Abstract:
Information retrieval is one of the major tasks in natural language processing applications. In
digitalized world, there is a development of retrieval information from online platforms and
there are abundant of information for a specific subject available in online. With the hustle and
bustle, readers need to know whether the information is important according to their need
within a very short time. Automated text summarization plays a key role in natural language
processing applications. Many studies have been explored for summarizing different languages
like English, Bengali, Hausa, Chinese, Hindi, etc. However, the local language like Sinhala is
still in beginning stage. On the other hand, as a diverse country, there is a community and
language diversity in Sri Lanka. Therefore, there are people who have less fluency in Sinhala
as their mother-tongue is another local language like Tamil. Social media like Facebook
provides platform for translation of content in a different language. However, other online
platforms do not provide such translation process of the content. In such scenario, having a
short summary of those articles would be an advantageous step for the readers who can easily
understand the main idea of the content. Therefore, this work aims to generate an online
platform that can provide a good summary for Sinhala language online articles.

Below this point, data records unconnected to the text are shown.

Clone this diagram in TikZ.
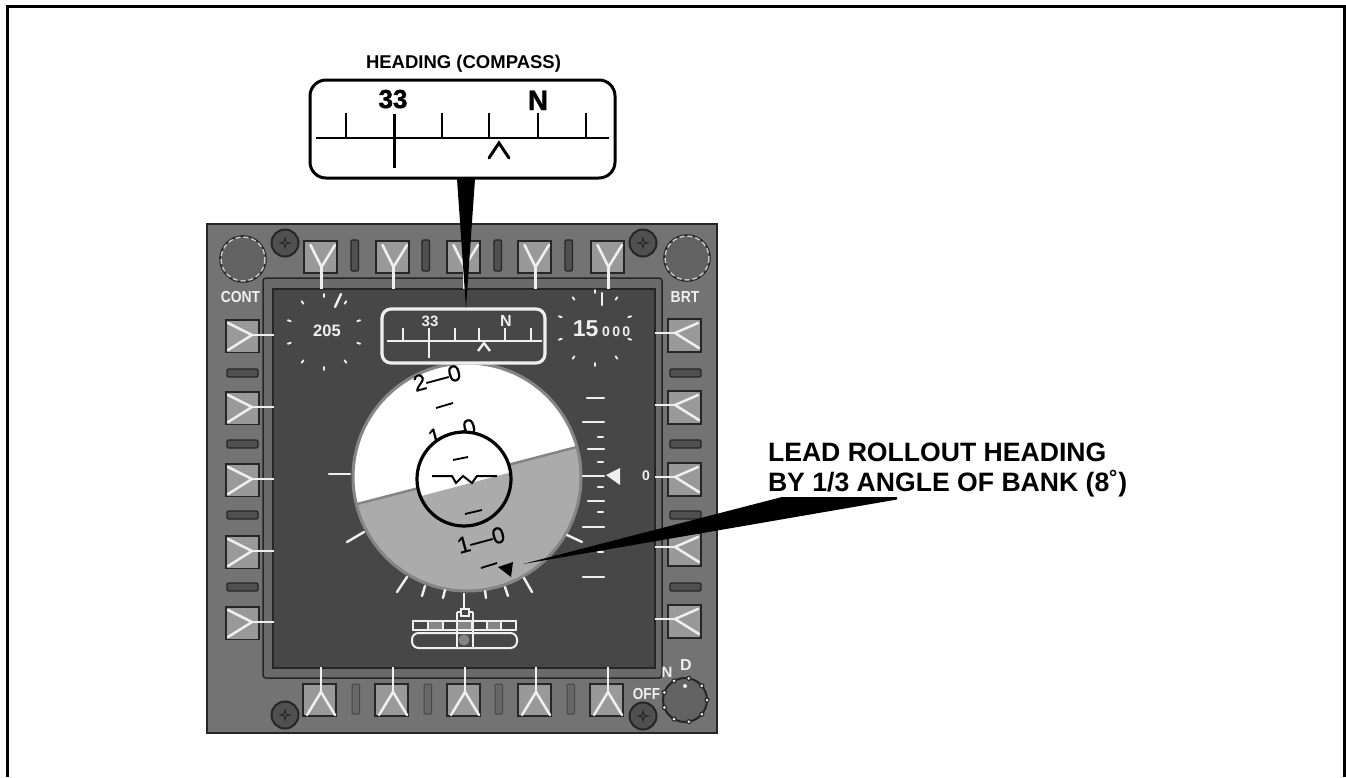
\documentclass[tikz,border=0pt]{standalone}
\usepackage{fontspec}
\setmainfont{Liberation Sans}
\definecolor{panelc}{HTML}{737373}
\definecolor{bezelc}{HTML}{6A6A6A}
\definecolor{screenc}{HTML}{474747}
\definecolor{btnc}{HTML}{999999}
\definecolor{edgec}{HTML}{262626}
\definecolor{groundc}{HTML}{ABABAB}
\definecolor{rimc}{HTML}{858585}
\definecolor{inkw}{HTML}{EFEFEF}
\newcommand{\fs}[1]{\fontsize{#1}{#1}\selectfont}
\tikzset{
  framed/.style={draw=black,line width=3pt},
  btn/.style={fill=btnc,draw=edgec,line width=1.6pt},
  yarm/.style={draw=inkw,line width=2.5pt,line cap=round},
  slotdark/.style={fill=panelc!70!black,draw=edgec,line width=1.3pt,rounded corners=1.2pt},
  slotpale/.style={fill=panelc!90!black,draw=screenc,line width=1pt,rounded corners=1.2pt},
  tickw/.style={draw=inkw,line width=2.4pt,line cap=round},
  tickb/.style={draw=black,line width=1.8pt},
  lbl/.style={inner sep=0pt,outer sep=0pt,font=\bfseries},
  pitch/.style={inner sep=0pt,text=black,rotate=15,font=\fs{23}\addfontfeatures{FakeBold=.6}},
  screw/.style={fill=panelc!70!black,draw=edgec,line width=2pt},
  knob/.style={fill=panelc!85!black,draw=edgec,line width=1.6pt},
}
\begin{document}
\begin{tikzpicture}[x=1pt,y=-1pt]
\useasboundingbox (0,0) rectangle (1346,777);
\fill[white] (0,0) rectangle (1346,777);
% outer frame, open at the foot
\draw[framed] (7,777) -- (7,6) -- (1344,6) -- (1344,777);

% panel
\fill[panelc,draw=edgec,line width=2pt] (207,224) rectangle (717,733);
\fill[bezelc,draw=edgec,line width=1.5pt,rounded corners=3pt] (263,278) rectangle (662,678);
\fill[screenc,draw=edgec,line width=1.5pt] (273,289) rectangle (655,668);

% top buttons
\foreach \x in {304,376,447,518,591}{
  \draw[btn] (\x,241) rectangle ++(33,32);
  \draw[yarm] (\x+6.5,245) -- (\x+17.5,267) -- (\x+31,245);
  \draw[yarm,line cap=butt] (\x+17.5,267) -- (\x+17.5,289);
}
% bottom buttons
\foreach \x in {303,375,447,518,590}{
  \draw[btn] (\x,684) rectangle ++(33,32);
  \draw[yarm] (\x+4,715) -- (\x+18,692) -- (\x+32,715);
  \draw[yarm,line cap=butt] (\x+18,692) -- (\x+18,667);
}
% left buttons
\foreach \y in {320,392,464,536,607}{
  \draw[btn] (226,\y) rectangle ++(33,32.5);
  \draw[yarm] (228,\y+3) -- (252,\y+15) -- (228,\y+30);
  \draw[yarm,line cap=butt] (252,\y+15) -- (274,\y+15);
}
% right buttons
\foreach \y in {319,391,463,533,605}{
  \draw[btn] (668,\y) rectangle ++(33,33);
  \draw[yarm] (698,\y+4) -- (675,\y+14) -- (699,\y+29);
  \draw[yarm,line cap=butt] (675,\y+14) -- (655,\y+14);
}
% slots
\foreach \x in {351,422,494,565}{\draw[slotdark] (\x,240) rectangle ++(7.5,31);}
\foreach \x in {352,424,495,567}{\draw[slotpale] (\x,684) rectangle ++(7.5,30);}
\foreach \y in {369,440,511,583}{
  \draw[slotdark] (227,\y) rectangle ++(31,8);
  \draw[slotdark] (670,\y) rectangle ++(31,8);
}

% knobs and screws
\foreach \cx/\cy in {243/259,687/258}{
  \draw[knob] (\cx,\cy) circle[radius=23];
  \draw[inkw!85!black,line width=1.4pt,dash pattern=on 5pt off 3pt] (\cx,\cy) circle[radius=22];
}
\draw[knob,line width=2pt] (685,700) circle[radius=22];
\foreach \a in {0,40,...,320}{
  \fill[edgec] (685,700) ++(\a:22) circle[radius=2.6];
  \fill[inkw] (685,700) ++(\a:22) circle[radius=1.5];
}
\fill[inkw] (685,686) circle[radius=2];
\foreach \cx/\cy in {285/243,643/243,285/715,643/716}{
  \draw[screw] (\cx,\cy) circle[radius=13.5];
  \draw[edgec,line width=.9pt] (\cx-5,\cy) -- (\cx-1,\cy-1) -- (\cx,\cy-5) -- (\cx+1,\cy-1)
     -- (\cx+5,\cy) -- (\cx+1,\cy+1) -- (\cx,\cy+5) -- (\cx-1,\cy+1) -- cycle;
}

% panel texts
\node[lbl,text=inkw,anchor=base] (cont) at (240.5,302) {\fs{16}\scalebox{.87}[1]{CONT}};
\node[lbl,text=inkw,anchor=base] (brt) at (685,302) {\fs{16}\scalebox{.87}[1]{BRT}};
\node[lbl,text=inkw,anchor=base] (off) at (646.5,699) {\fs{16}\scalebox{.85}[1]{OFF}};
\node[lbl,text=inkw,anchor=base] (ntxt) at (667,677) {\fs{15}N};
\node[lbl,text=inkw,anchor=base] (dtxt) at (686,670) {\fs{16}D};
\node[lbl,text=inkw,anchor=base] (zero) at (646,480) {\fs{14}0};
\node[lbl,text=inkw,anchor=base] (speed) at (327,336) {\fs{16.5}205};
\node[lbl,text=inkw,anchor=base] (alt) at (601.5,336) {\fs{23}15\,\fs{14}0\,0\,0};

% round dials
\foreach \a in {18,54,...,342}{
  \draw[inkw,line width=1.9pt,line cap=round] (324,332) ++(\a:35) -- ++(\a:3);
}
\draw[tickw] (335,307) -- (341,294);
\foreach \a in {18,54,...,342}{
  \draw[inkw,line width=1.9pt,line cap=round] (595,328) ++(\a:35) -- ++(\a:3);
}
\draw[tickw] (602,293) -- (602,305);

% attitude ball
\begin{scope}
  \clip (467,477) circle[radius=115];
  \fill[white] (340,350) rectangle (600,600);
  \fill[groundc] (340,508.5) -- (600,441) -- (600,600) -- (340,600) -- cycle;
  \draw[rimc,line width=2.5pt] (340,508.5) -- (600,441);
\end{scope}
\draw[rimc,line width=3pt] (467,477) circle[radius=114];

% pitch ladder
\node[pitch] (p20) at (437,378) {2—0};
\node[pitch] (p10a) at (452,432) {1—0};
\draw[tickb] (436,408) -- (453,403);
% inner ring hides what lies under it
\begin{scope}
  \clip (464,479) circle[radius=47];
  \fill[white] (410,425) rectangle (520,535);
  \fill[groundc] (410,499) -- (520,470) -- (520,535) -- (410,535) -- cycle;
\end{scope}
\draw[black,line width=3.2pt] (464,479) circle[radius=47];
\draw[black,line width=2pt,line join=miter] (432,476) -- (452,476) -- (456,483) -- (463,476) -- (472,483) -- (477,476) -- (497,476);
\draw[tickb] (453,460) -- (468,457);
\draw[tickb] (465,514) -- (482,510);
\node[pitch] (p10b) at (481,540) {1—0};
\draw[tickb] (481,568) -- (497,563);
\fill[black] (498,567) -- (513,562) -- (511,577) -- cycle;

% bank ticks
\foreach \xa/\ya/\xb/\yb in {329/474/350/474,347/542/364/532,397/592/407/577,422/596/425/586,443/598/445/590,486/598/485/591,508/596/505/587,532/592/524/578,567/535/582/542}{
  \draw[tickw] (\xa,\ya) -- (\xb,\yb);
}
% altitude scale
\foreach \y/\l in {398/587,422/583,449/588,476/583,501/588,527/583,577/583}{
  \draw[tickw] (\l,\y) -- (604,\y);
}
\foreach \y in {437,462,487,512,552}{
  \draw[tickw] (598,\y) -- (603,\y);
}
\fill[inkw] (606,475) -- (620,468) -- (620,485) -- cycle;

% aircraft symbol
\draw[tickw,line cap=butt] (464,593) -- (464,610);
\foreach \x/\c in {413/screenc,428/rimc,443/screenc,457/rimc,472/screenc,487/rimc,501/screenc}{
  \fill[\c] (\x,621) rectangle ++(15,9);
  \draw[inkw,line width=1.6pt] (\x,621) rectangle ++(15,9);
}
\draw[inkw,line width=2pt,rounded corners=6.5pt] (412,633) rectangle (517,648);
\draw[inkw,line width=1.6pt] (457,612) -- (457,649) (473,612) -- (473,649) (457,612) -- (473,612);
\fill[screenc,draw=inkw,line width=1.5pt] (461,609) rectangle (469,616);
\fill[rimc] (464,640) circle[radius=5.5];

% small compass
\fill[screenc,draw=inkw,line width=3.2pt,rounded corners=9pt] (382,309) rectangle (545,363);
\draw[inkw,line width=2.4pt] (387,341) -- (542,341);
\foreach \x in {403,455,479,505,531}{
  \draw[inkw,line width=1.6pt] (\x,328) -- (\x,341);
}
\draw[inkw,line width=2.4pt] (429,328) -- (429,358);
\draw[inkw,line width=2.4pt] (478,351) -- (484,343) -- (490,351);
\node[lbl,text=inkw,anchor=base,font=\bfseries\fs{15}] (s33) at (430,326) {33};
\node[lbl,text=inkw,anchor=base,font=\bfseries\fs{16}] (sn) at (506,326) {N};

% large compass
\fill[white,draw=black,line width=3pt,rounded corners=16pt] (310,80) rectangle (615,178);
\draw[black,line width=2pt] (316,138) -- (609,138);
\foreach \x in {346,442,489,586}{
  \draw[black,line width=1.5pt] (\x,113) -- (\x,138);
}
\draw[black,line width=2.2pt] (538,113) -- (538,138);
\draw[black,line width=3pt] (394,114) -- (394,168);
\draw[black,line width=3pt,line cap=round] (489,158) -- (499,143) -- (509,158);
\node[lbl,anchor=base,font=\bfseries\fs{26}\addfontfeatures{FakeBold=1.5}] (b33) at (393,108) {33};
\node[lbl,anchor=base,font=\bfseries\fs{28}\addfontfeatures{FakeBold=1.5}] (bn) at (538,110) {N};

% leader wedges
\fill[black] (457,179) -- (475,179) -- (466,308) -- cycle;
\fill[black] (523,564) -- (782,497) -- (897,497) -- (897,499.5) -- cycle;

% captions
\node[lbl,anchor=base,font=\bfseries\fs{18.5}] (head) at (463.5,68) {HEADING (COMPASS)};
\node[lbl,anchor=base west,font=\bfseries\fs{26.6}] (lead1) at (768,461) {LEAD ROLLOUT HEADING};
\node[lbl,anchor=base west,font=\bfseries\fs{26.6}] (lead2) at (768,491) {BY 1/3 ANGLE OF BANK (8˚)};
\end{tikzpicture}
\end{document}
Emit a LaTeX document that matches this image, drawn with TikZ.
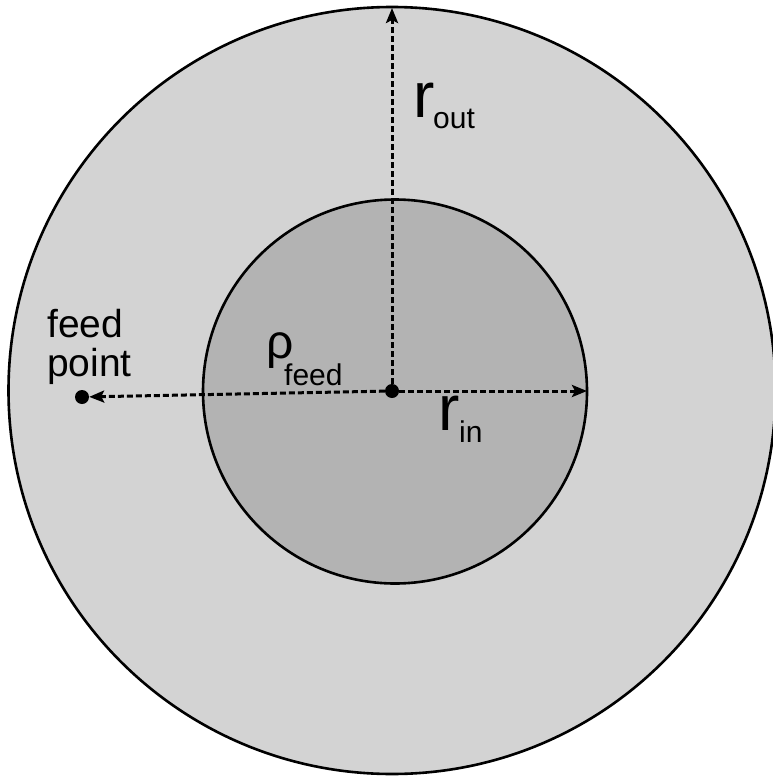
\documentclass[tikz,border=0pt]{standalone}
\usepackage{fontspec}
\setmainfont{Liberation Sans}
\usetikzlibrary{arrows.meta}
\definecolor{outergray}{RGB}{211,211,211}
\definecolor{innergray}{RGB}{179,179,179}
\begin{document}
\begin{tikzpicture}[x=1pt,y=-1pt,
  pointdot/.style={circle, fill=black, minimum size=14pt, inner sep=0pt},
  dimline/.style={line width=3pt, dash pattern=on 6pt off 3pt, -{Stealth[length=15pt,width=12pt,inset=3pt]}},
  bigsym/.style={inner sep=0pt, anchor=base west, font=\fontsize{64}{64}\selectfont},
  subsym/.style={inner sep=0pt, anchor=base west, font=\fontsize{30}{30}\selectfont}]
\useasboundingbox (0,0) rectangle (773,776);
\fill[white] (0,0) rectangle (773,776);
\filldraw[fill=outergray, line width=2.6pt] (392,390.5) circle[radius=383.5];
\filldraw[fill=innergray, line width=2.6pt] (395,391.5) circle[radius=192];

\node[pointdot] (ctr) at (392,391) {};
\node[pointdot] (feed) at (82,397) {};
\coordinate (top) at (392,8);
\coordinate (rim) at (587,391);

\draw[dimline] (ctr) -- (top);
\draw[dimline] (ctr) -- (rim);
\draw[dimline] (ctr) -- (feed);

\node[bigsym] (rout) at (413,117) {r};
\node[subsym] (routsub) at (433,128) {out};
\node[bigsym] (rin) at (438,430) {r};
\node[subsym] (rinsub) at (459,442) {in};
\node[bigsym, font=\fontsize{48}{48}\selectfont] (rho) at (266,358) {ρ};
\node[subsym] (rhosub) at (284,385) {feed};
\node[align=left, inner sep=0pt, anchor=base west, font=\fontsize{39}{39}\selectfont] (fplabel) at (47,376) {feed\\point};
\end{tikzpicture}
\end{document}
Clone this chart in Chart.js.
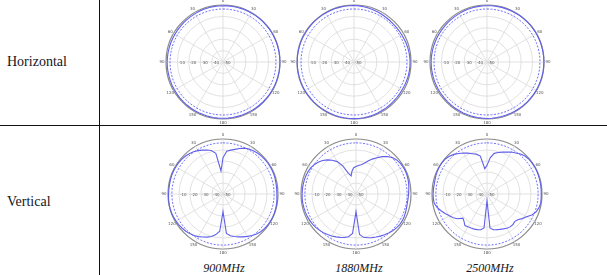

This research
investigates extractive text summarization for Sinhala online articles using some state-of-the art algorithms in NLP applications to select a best suitable method. This work comparatively
analyses the performance of TF-IDF (Term Frequency-Inverse Document Frequency) and
Text-Rank algorithms for Sinhala language. Performance of the algorithms is evaluated with
human generated summary from online sources using ROUGE (Recall Oriented Understudy
of Gisting Evaluation) where high ROUGE score (Measure the rate of n-gram overlapping of
original text and automated summary) values represent the more accurate automated summary
of the article. From the results, the TF-IDF algorithm comparatively performs better for Sinhala
online article summarization with medium content size.